We perform the same procedure on the S_1 integral \underset{S_1}{\int \int } R(\hat{k} \cdot \hat{n})\,ds. We begin by parameterizing our surface, S_1:

    \begin{align*} S_1:\, \vec{t}(x,y) &= x\hat{i} + y\hat{j} + f_1(x,y)\hat{k} \quad \text{ for } (x,y) \in D \quad \text{(7.2.10)} \end{align*}

Next, we find (\hat{k} \cdot \hat{n})\,ds:

    \begin{align*} (\hat{k} \cdot \hat{n})\,ds &= \hat{k} \cdot (\vec{e}_x \times \vec{e}_y)\,dA \\ &= \hat{k} \cdot \begin{vmatrix} \hat{i} & \hat{j} & \hat{k} \\ 0 & 1 & \frac{\partial f_1}{\partial y} \\ 1 & 0 & \frac{\partial f_1}{\partial x} \end{bmatrix}\,dA \\ &= \hat{k} \cdot \left[ (\cdots) \hat{i} + (\cdots) \hat{j} - (1) \hat{k} \right]\, dA \\ &= -dA \quad \text{(7.2.11)} \end{align*}

Then:

    \[ \underset{S_1}{\int \int } R(\hat{k} \cdot \hat{n})\,ds = -\underset{D}{\int \int } R(x,y,f_1(x,y))\,dA \quad \text{(7.2.12)} \]
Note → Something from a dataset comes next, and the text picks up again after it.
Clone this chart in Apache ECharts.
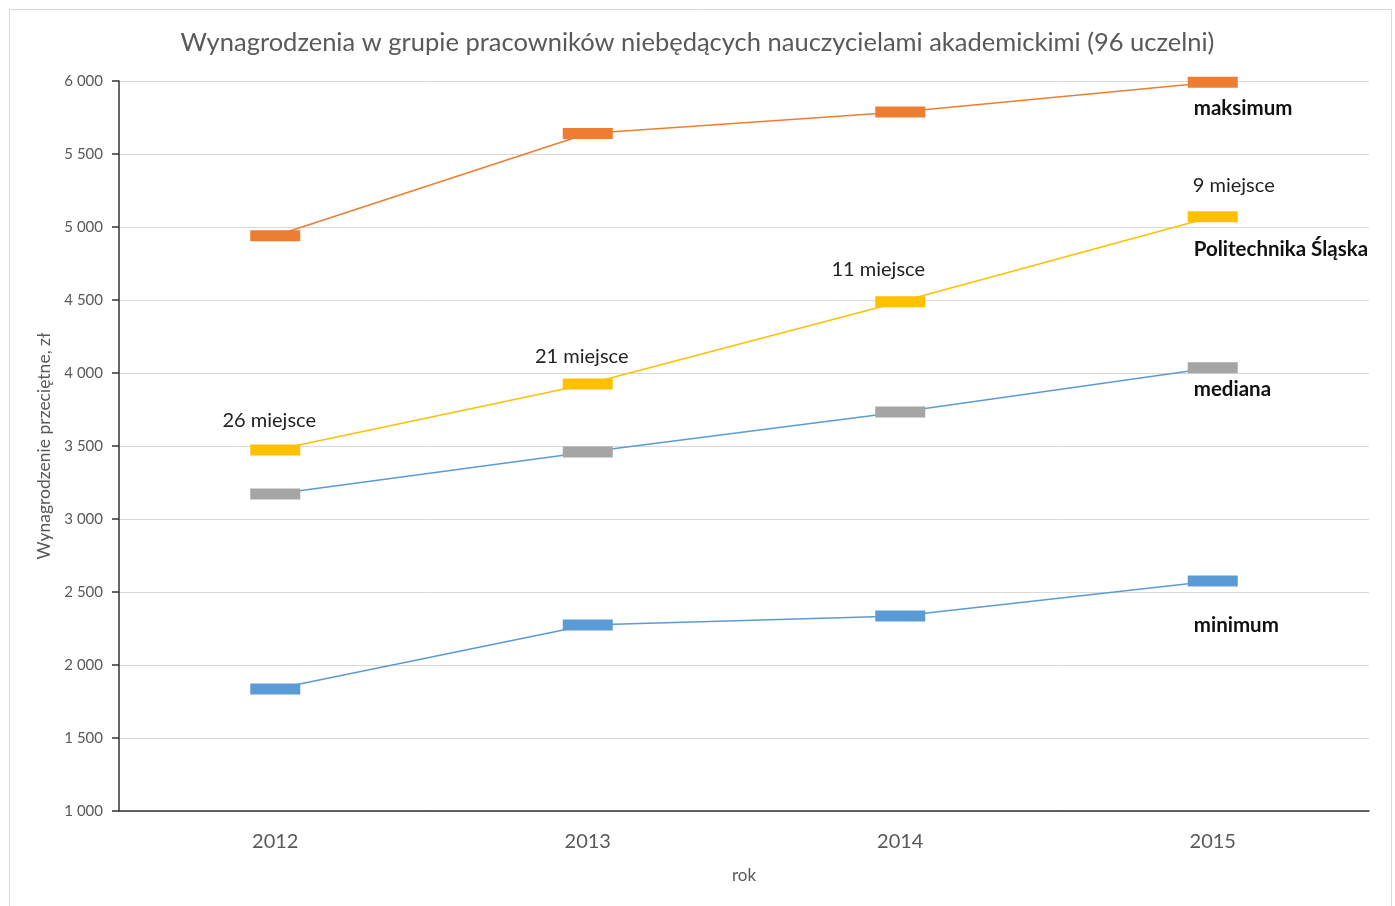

Putting eq. (7.2.9) and eq. (7.2.12) back into eq. (7.2.7), the final expression for our double integral is:

    \[ \underset{S}{\int \int } (R(\hat{k} \cdot \hat{n})\,ds = \underset{D}{\int \int } \left[R(x,y,f_2(x,y)) - R(x,y,f_1(x,y))\right]\,dA \quad \text{(7.2.13)} \]

What we have left to do is show that our triple integral is the same as eq. (7.2.13). From eq. (7.2.6), the triple integral for which we’re trying to obtain an expression is:

    \begin{align*} \underset{V}{\int \int \int} R_z\,dV &= \underset{D}{\int \int } \left[ \int_{f_1(x,y)}^{f_2(x,y)} \frac{\partial R}{\partial z}\,dz \right] \, dA \\ &= \underset{D}{\int \int } \left[R(x,y,f_2(x,y)) - R(x,y,f_1(x,y))\right]\,dA \quad \text{(7.2.14)} \end{align*}

We can see that eq. (7.2.13) and eq. (7.2.14) are equal, thus proving what we wanted to prove.